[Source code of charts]

*****

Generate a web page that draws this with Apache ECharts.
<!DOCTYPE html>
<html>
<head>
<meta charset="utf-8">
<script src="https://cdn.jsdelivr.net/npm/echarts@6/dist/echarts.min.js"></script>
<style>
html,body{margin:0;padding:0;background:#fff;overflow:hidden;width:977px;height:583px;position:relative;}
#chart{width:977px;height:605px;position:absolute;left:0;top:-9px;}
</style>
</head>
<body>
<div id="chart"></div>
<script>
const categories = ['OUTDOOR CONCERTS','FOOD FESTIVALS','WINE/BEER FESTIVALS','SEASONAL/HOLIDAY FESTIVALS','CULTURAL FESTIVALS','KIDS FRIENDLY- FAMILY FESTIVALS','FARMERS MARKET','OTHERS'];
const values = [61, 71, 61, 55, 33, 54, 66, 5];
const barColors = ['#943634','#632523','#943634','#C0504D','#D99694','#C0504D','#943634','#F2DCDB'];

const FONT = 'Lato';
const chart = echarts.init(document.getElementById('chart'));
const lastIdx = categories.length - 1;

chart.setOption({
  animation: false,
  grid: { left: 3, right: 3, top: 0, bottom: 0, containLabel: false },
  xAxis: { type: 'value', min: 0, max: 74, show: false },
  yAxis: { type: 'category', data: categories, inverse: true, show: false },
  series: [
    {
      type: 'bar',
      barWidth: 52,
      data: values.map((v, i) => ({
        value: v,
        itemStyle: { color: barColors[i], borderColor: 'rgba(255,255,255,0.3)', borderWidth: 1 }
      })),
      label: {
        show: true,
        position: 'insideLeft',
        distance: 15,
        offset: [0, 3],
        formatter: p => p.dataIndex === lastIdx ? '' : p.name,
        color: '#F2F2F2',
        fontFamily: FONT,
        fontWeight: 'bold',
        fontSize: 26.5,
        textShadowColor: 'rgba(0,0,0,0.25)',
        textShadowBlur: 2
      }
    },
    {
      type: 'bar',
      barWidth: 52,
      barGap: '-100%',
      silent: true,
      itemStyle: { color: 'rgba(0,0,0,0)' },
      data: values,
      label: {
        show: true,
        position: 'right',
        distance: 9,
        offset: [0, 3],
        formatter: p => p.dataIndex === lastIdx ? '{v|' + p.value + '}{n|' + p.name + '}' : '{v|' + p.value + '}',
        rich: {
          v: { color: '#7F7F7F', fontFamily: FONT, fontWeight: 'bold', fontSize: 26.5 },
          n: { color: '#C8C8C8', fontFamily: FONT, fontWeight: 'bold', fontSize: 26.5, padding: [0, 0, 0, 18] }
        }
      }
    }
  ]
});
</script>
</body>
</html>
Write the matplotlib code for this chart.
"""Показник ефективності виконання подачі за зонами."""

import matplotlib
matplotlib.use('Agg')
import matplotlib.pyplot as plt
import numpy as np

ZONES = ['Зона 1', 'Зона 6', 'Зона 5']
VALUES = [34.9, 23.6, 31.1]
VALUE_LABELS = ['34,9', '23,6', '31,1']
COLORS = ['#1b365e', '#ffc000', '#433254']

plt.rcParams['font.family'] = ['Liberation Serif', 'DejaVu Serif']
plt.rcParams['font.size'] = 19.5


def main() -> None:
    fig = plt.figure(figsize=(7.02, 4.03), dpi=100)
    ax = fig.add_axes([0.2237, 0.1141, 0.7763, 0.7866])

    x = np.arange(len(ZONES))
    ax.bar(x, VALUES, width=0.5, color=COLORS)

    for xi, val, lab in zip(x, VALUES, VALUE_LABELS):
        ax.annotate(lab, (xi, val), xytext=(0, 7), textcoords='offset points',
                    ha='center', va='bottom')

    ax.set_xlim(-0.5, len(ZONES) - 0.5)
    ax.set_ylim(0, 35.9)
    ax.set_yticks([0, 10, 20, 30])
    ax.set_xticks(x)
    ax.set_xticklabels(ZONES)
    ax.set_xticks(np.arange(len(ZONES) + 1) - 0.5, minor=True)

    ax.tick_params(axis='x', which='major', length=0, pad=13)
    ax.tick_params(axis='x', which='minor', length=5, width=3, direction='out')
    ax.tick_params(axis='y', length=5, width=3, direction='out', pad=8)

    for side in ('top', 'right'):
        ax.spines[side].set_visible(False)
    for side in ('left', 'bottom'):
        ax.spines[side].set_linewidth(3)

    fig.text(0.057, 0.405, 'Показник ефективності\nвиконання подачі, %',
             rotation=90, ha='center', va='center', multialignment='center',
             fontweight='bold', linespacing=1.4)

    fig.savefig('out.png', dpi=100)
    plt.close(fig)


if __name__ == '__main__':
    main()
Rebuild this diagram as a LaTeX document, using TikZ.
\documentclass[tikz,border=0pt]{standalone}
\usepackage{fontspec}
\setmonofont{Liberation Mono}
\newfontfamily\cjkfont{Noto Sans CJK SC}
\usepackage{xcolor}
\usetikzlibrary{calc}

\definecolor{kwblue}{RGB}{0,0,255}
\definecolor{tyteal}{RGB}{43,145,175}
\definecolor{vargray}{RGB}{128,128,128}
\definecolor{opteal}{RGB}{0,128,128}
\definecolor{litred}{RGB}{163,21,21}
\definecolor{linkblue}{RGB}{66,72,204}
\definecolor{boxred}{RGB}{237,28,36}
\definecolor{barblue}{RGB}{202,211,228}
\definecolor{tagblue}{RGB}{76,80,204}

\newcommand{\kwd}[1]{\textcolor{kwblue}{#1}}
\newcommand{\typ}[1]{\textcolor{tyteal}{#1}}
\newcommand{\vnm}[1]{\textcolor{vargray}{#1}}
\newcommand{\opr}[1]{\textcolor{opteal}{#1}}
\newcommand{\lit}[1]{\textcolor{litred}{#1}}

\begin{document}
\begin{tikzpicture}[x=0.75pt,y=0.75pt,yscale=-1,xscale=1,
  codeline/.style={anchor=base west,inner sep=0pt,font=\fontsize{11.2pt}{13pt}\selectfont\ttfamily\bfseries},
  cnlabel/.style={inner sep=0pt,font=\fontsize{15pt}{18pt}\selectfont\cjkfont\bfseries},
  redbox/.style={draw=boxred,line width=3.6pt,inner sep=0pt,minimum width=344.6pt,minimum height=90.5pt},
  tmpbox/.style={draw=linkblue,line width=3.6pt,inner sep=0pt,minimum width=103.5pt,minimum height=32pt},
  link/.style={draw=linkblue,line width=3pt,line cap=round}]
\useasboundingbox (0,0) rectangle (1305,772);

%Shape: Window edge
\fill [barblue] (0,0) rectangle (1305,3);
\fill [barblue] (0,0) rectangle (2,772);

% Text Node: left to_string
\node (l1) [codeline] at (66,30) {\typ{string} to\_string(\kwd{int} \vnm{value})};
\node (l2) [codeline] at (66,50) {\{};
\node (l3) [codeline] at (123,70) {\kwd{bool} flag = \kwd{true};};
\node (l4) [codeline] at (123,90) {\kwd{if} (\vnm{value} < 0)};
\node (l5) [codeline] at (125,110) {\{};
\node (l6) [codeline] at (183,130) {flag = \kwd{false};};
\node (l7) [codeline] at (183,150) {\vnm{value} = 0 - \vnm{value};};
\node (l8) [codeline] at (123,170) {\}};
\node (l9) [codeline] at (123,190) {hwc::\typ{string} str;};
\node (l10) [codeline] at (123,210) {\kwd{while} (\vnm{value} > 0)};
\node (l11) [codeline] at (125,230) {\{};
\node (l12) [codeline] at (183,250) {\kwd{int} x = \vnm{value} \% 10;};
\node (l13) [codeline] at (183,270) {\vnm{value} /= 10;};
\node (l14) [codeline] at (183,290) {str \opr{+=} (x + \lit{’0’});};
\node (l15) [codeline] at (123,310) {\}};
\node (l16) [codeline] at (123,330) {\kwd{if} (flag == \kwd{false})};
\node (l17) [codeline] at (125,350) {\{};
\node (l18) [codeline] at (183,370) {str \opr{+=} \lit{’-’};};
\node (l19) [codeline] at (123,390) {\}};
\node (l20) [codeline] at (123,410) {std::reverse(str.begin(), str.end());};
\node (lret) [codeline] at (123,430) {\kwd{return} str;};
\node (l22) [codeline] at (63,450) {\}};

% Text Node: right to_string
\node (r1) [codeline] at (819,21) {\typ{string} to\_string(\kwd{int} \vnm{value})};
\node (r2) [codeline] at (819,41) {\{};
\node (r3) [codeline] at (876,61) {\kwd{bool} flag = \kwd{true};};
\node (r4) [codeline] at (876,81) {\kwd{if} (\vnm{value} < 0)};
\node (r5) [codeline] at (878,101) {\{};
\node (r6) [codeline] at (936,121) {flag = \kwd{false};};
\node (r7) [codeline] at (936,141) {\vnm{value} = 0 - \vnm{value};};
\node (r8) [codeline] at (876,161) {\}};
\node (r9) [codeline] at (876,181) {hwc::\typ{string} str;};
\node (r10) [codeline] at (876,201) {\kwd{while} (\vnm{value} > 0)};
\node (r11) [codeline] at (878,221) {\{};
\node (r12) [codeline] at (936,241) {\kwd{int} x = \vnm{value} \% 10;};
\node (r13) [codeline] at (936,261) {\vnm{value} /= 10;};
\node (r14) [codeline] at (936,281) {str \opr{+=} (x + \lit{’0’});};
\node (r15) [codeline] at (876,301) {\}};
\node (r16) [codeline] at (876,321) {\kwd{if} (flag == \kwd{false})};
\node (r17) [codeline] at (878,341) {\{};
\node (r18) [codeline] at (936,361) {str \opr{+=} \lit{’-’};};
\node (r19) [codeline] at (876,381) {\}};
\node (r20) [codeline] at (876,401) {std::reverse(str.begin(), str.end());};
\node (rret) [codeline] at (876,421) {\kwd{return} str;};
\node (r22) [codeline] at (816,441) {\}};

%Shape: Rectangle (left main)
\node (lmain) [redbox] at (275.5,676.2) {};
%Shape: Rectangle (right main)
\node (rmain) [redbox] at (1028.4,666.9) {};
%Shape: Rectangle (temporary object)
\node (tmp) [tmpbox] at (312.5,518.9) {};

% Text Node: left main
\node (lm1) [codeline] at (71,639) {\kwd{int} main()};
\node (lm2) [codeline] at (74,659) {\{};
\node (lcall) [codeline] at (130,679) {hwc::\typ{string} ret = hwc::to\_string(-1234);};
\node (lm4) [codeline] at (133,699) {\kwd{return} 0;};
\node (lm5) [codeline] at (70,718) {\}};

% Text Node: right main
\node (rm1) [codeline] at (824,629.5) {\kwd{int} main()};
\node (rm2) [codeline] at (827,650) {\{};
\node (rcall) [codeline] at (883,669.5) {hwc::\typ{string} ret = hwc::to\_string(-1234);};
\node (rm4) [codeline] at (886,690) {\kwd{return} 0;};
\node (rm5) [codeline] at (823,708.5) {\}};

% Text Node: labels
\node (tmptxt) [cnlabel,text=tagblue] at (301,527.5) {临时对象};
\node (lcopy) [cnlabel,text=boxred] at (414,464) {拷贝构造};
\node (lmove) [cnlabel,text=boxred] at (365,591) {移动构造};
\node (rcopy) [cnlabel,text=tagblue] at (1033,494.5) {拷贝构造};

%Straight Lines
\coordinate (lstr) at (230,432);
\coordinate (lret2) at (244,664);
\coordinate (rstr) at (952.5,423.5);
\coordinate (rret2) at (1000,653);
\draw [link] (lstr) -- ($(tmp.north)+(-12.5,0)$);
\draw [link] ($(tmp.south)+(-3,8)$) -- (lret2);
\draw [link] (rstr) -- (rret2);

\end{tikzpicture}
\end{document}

*****

[EXERCISE DETAILS] Return from the data every line that holds "matplotlib".

[RESPONSE FOR THIS EXERCISE]
Write the matplotlib code for this chart.
import matplotlib
matplotlib.use('Agg')
import matplotlib.pyplot as plt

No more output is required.